▶ _Written task_:
Reproduce the listing below character for character; drop every image.

▶ _Supplied data_:
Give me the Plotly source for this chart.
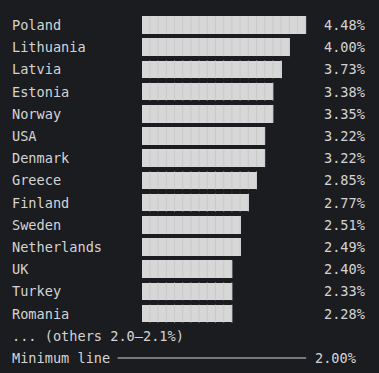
import plotly.graph_objects as go

countries = ["Poland", "Lithuania", "Latvia", "Estonia", "Norway", "USA", "Denmark",
             "Greece", "Finland", "Sweden", "Netherlands", "UK", "Turkey", "Romania"]
values = [4.48, 4.00, 3.73, 3.38, 3.35, 3.22, 3.22, 2.85, 2.77, 2.51, 2.49, 2.40, 2.33, 2.28]
# bar lengths as drawn, in block characters
bar_blocks = [20, 18, 17, 16, 16, 15, 15, 14, 13, 12, 12, 11, 11, 11]
others_label = "... (others 2.0–2.1%)"
minimum_label = "Minimum line"
minimum_value = 2.00

BG = "#1b1c20"
FG = "#d4d4d4"
BAR = "#d7d7d7"
STRIPE = "#c9c9c9"
FONT = "DejaVu Sans Mono, monospace"
FS = 13.6

CW = 8.2      # character width in px
X0 = 11       # left of column 0 in px
W, H = 379, 373
PITCH = 22.2
Y0 = 25
BW = 0.8

NAME_COL = 0
BAR_COL = 16
VAL_COL = 38

rows = list(range(len(countries)))
others_row = len(countries)
min_row = len(countries) + 1

fig = go.Figure()
fig.add_trace(go.Bar(
    y=rows, x=bar_blocks, base=BAR_COL, orientation="h", width=BW,
    marker=dict(color=BAR, line=dict(width=0)),
    hoverinfo="skip", showlegend=False,
))

# block separators (right edge of each block glyph)
sx, sy = [], []
edge = 0.5 / CW
for i, n in enumerate(bar_blocks):
    for k in range(1, n + 1):
        sx += [BAR_COL + k - edge, BAR_COL + k - edge, None]
        sy += [i - BW / 2, i + BW / 2, None]
fig.add_trace(go.Scatter(
    x=sx, y=sy, mode="lines", line=dict(color=STRIPE, width=1),
    hoverinfo="skip", showlegend=False,
))

# minimum line
fig.add_trace(go.Scatter(
    x=[len(minimum_label) + 1, VAL_COL - 2], y=[min_row, min_row],
    mode="lines", line=dict(color=FG, width=1), hoverinfo="skip", showlegend=False,
))

ann = []
for i, (c, v) in enumerate(zip(countries, values)):
    ann.append(dict(x=NAME_COL, y=i, text=c, xanchor="left"))
    ann.append(dict(x=VAL_COL, y=i, text=f"{v:.2f}%", xanchor="left"))
ann.append(dict(x=NAME_COL, y=others_row, text=others_label, xanchor="left"))
ann.append(dict(x=NAME_COL, y=min_row, text=minimum_label, xanchor="left"))
ann.append(dict(x=VAL_COL - 1, y=min_row, text=f"{minimum_value:.2f}%", xanchor="left"))
for a in ann:
    a.update(xref="x", yref="y", showarrow=False, yanchor="middle", borderpad=0,
             font=dict(family=FONT, size=FS, color=FG))

fig.update_layout(
    width=W, height=H, margin=dict(l=0, r=0, t=0, b=0),
    paper_bgcolor=BG, plot_bgcolor=BG,
    xaxis=dict(range=[-X0 / CW, (W - X0) / CW], visible=False, fixedrange=True),
    yaxis=dict(range=[(H - Y0) / PITCH, -Y0 / PITCH], visible=False, fixedrange=True),
    annotations=ann, bargap=0,
)

fig.write_html("out.html", config={"displayModeBar": False},
               post_script="document.body.style.margin='0';document.body.style.background='%s';" % BG)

▶ _Answer to the task_:
Give me the Plotly source for this chart.
import plotly.graph_objects as go

countries = ["Poland", "Lithuania", "Latvia", "Estonia", "Norway", "USA", "Denmark",
             "Greece", "Finland", "Sweden", "Netherlands", "UK", "Turkey", "Romania"]
values = [4.48, 4.00, 3.73, 3.38, 3.35, 3.22, 3.22, 2.85, 2.77, 2.51, 2.49, 2.40, 2.33, 2.28]
# bar lengths as drawn, in block characters
bar_blocks = [20, 18, 17, 16, 16, 15, 15, 14, 13, 12, 12, 11, 11, 11]
others_label = "... (others 2.0–2.1%)"
minimum_label = "Minimum line"
minimum_value = 2.00

BG = "#1b1c20"
FG = "#d4d4d4"
BAR = "#d7d7d7"
STRIPE = "#c9c9c9"
FONT = "DejaVu Sans Mono, monospace"
FS = 13.6

CW = 8.2      # character width in px
X0 = 11       # left of column 0 in px
W, H = 379, 373
PITCH = 22.2
Y0 = 25
BW = 0.8

NAME_COL = 0
BAR_COL = 16
VAL_COL = 38

rows = list(range(len(countries)))
others_row = len(countries)
min_row = len(countries) + 1

fig = go.Figure()
fig.add_trace(go.Bar(
    y=rows, x=bar_blocks, base=BAR_COL, orientation="h", width=BW,
    marker=dict(color=BAR, line=dict(width=0)),
    hoverinfo="skip", showlegend=False,
))

# block separators (right edge of each block glyph)
sx, sy = [], []
edge = 0.5 / CW
for i, n in enumerate(bar_blocks):
    for k in range(1, n + 1):
        sx += [BAR_COL + k - edge, BAR_COL + k - edge, None]
        sy += [i - BW / 2, i + BW / 2, None]
fig.add_trace(go.Scatter(
    x=sx, y=sy, mode="lines", line=dict(color=STRIPE, width=1),
    hoverinfo="skip", showlegend=False,
))

# minimum line
fig.add_trace(go.Scatter(
    x=[len(minimum_label) + 1, VAL_COL - 2], y=[min_row, min_row],
    mode="lines", line=dict(color=FG, width=1), hoverinfo="skip", showlegend=False,
))

ann = []
for i, (c, v) in enumerate(zip(countries, values)):
    ann.append(dict(x=NAME_COL, y=i, text=c, xanchor="left"))
    ann.append(dict(x=VAL_COL, y=i, text=f"{v:.2f}%", xanchor="left"))
ann.append(dict(x=NAME_COL, y=others_row, text=others_label, xanchor="left"))
ann.append(dict(x=NAME_COL, y=min_row, text=minimum_label, xanchor="left"))
ann.append(dict(x=VAL_COL - 1, y=min_row, text=f"{minimum_value:.2f}%", xanchor="left"))
for a in ann:
    a.update(xref="x", yref="y", showarrow=False, yanchor="middle", borderpad=0,
             font=dict(family=FONT, size=FS, color=FG))

fig.update_layout(
    width=W, height=H, margin=dict(l=0, r=0, t=0, b=0),
    paper_bgcolor=BG, plot_bgcolor=BG,
    xaxis=dict(range=[-X0 / CW, (W - X0) / CW], visible=False, fixedrange=True),
    yaxis=dict(range=[(H - Y0) / PITCH, -Y0 / PITCH], visible=False, fixedrange=True),
    annotations=ann, bargap=0,
)

fig.write_html("out.html", config={"displayModeBar": False},
               post_script="document.body.style.margin='0';document.body.style.background='%s';" % BG)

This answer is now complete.